AI demand also arrived faster than many companies expected. Even if suppliers had invested more in 2023, the scale of data-center demand in 2026 might still have created tight supply. Building memory capacity is slow, expensive, and technically demanding. New fabs and process transitions cannot be switched on quickly.
There is also a business incentive in Micron’s message. Memory makers want customers to accept longer agreements, stronger pricing, deposits, and commitments. By pointing to the damage caused by aggressive down-cycle pricing, suppliers can argue that customers need to behave differently in future cycles.
Apple, from its side, can argue that tough negotiation is normal business. Its job is to manage cost, protect customers, and keep products competitive. Suppliers that accepted low prices during the downturn did so because the market was weak. Now the market has turned, and suppliers are using stronger pricing power.
Both sides are acting rationally. The problem is that rational behavior during one part of the cycle can create stress in the next one.
What This Means for Apple Buyers
For customers, the supplier dispute matters only when it reaches product pricing. It already has. MacBook and iPad prices have moved higher because memory and storage costs are rising. Apple has protected iPhone, Apple Watch, and AirPods for now, but the same market pressure remains in the background.
Buyers should expect memory and storage choices to stay sensitive. Higher-capacity Mac and iPad configurations may remain expensive while supply stays tight. Refurbished models, education pricing, older inventory, and reseller discounts may become more attractive for users who want to avoid full retail increases.
Mac buyers should think carefully about unified memory because it cannot be upgraded later.
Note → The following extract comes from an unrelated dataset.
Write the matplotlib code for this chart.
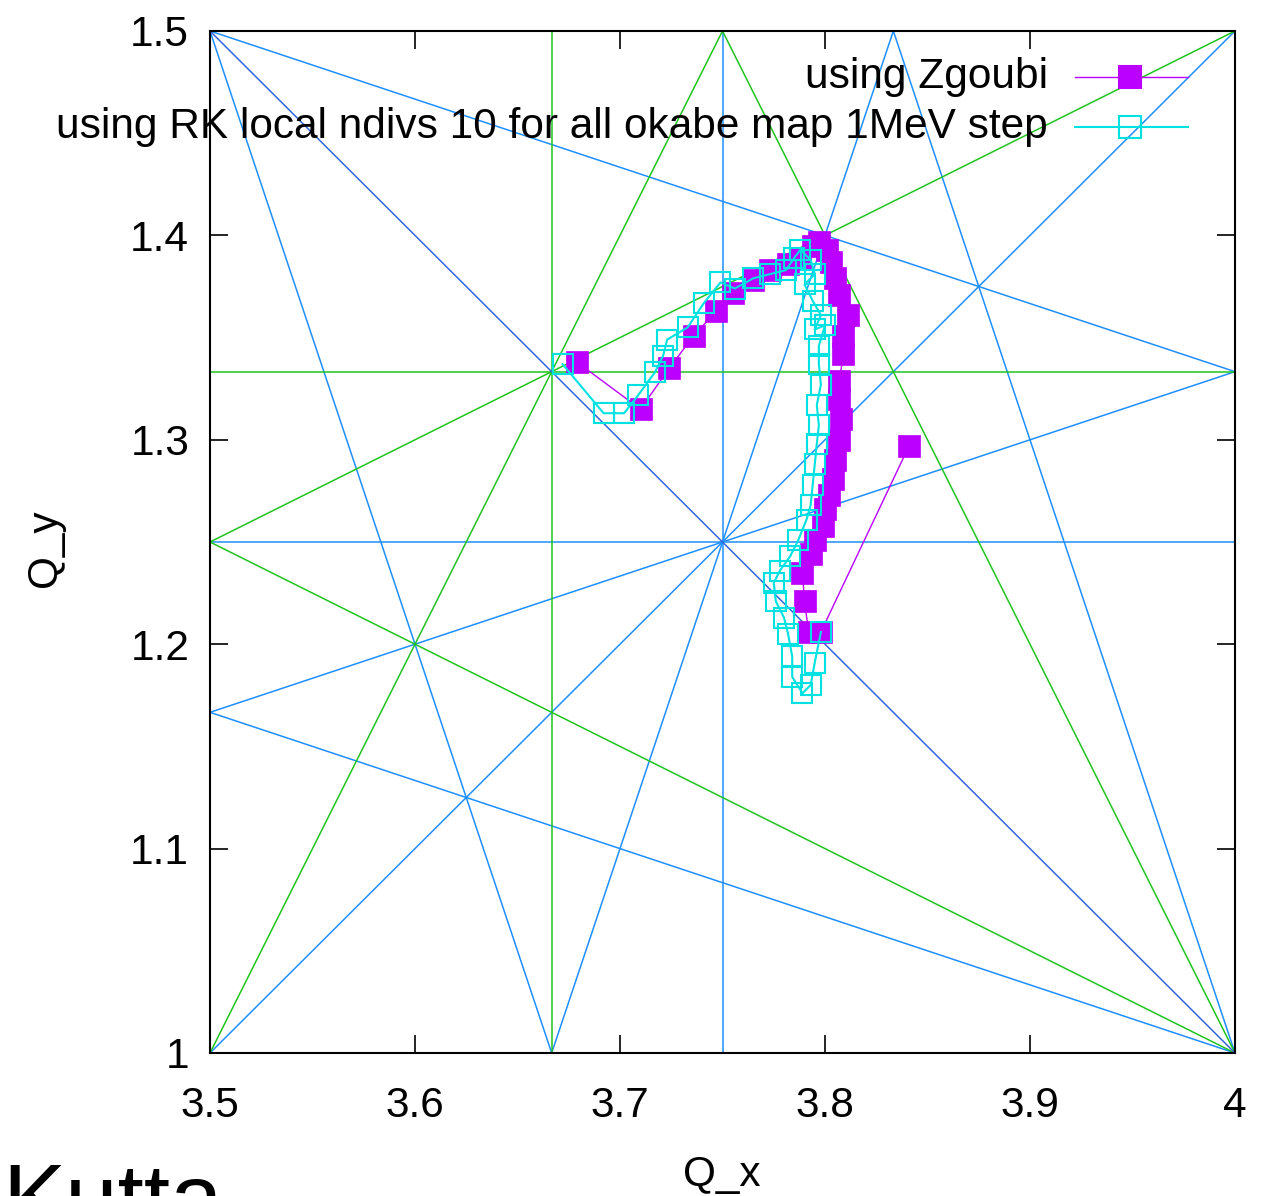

Storage can be managed with iCloud, external drives, and cleanup habits, but internal memory is fixed. If Apple raises prices further or widens upgrade gaps, choosing the right configuration at purchase becomes even more important.
Apple also has product-design options. It can improve memory efficiency, use compression, adjust storage tiers, redesign workloads, or lean more on iCloud and Private Cloud Compute for some AI tasks. But those choices do not eliminate the need for physical memory and storage inside devices.
A New Supplier Relationship for the AI Era
Sadana’s comments point to a change in the Apple-supplier relationship. For years, Apple’s scale helped it push component makers hard. In the AI era, memory suppliers have new leverage and new buyers competing for capacity. Apple is still powerful, but it is no longer negotiating in the same market.
Micron’s record earnings show the shift. The company is not only recovering from a downturn. It is trying to rebuild the memory business around longer commitments and more predictable cash flow. That model reduces the chance of another investment collapse, but it also means customers may have to pay more for stability.
Apple now faces a difficult balance. It wants lower component costs, stable supply, strong margins, and competitive product pricing. Memory suppliers want better pricing, stronger commitments, and investment returns after years of volatility. AI customers want as much capacity as they can secure.
The result is a supply chain with less room for old habits. Apple can keep negotiating aggressively, but suppliers are more willing to push back when AI demand gives them alternatives.
The latest memory shortage is not Apple’s fault alone. It is the product of a cyclical industry, underinvestment, sudden AI demand, and supplier capacity limits. But Micron’s comments show that Apple’s purchasing power is now part of the conversation. The company that used memory down cycles to protect device economics is now facing the other side of the same cycle.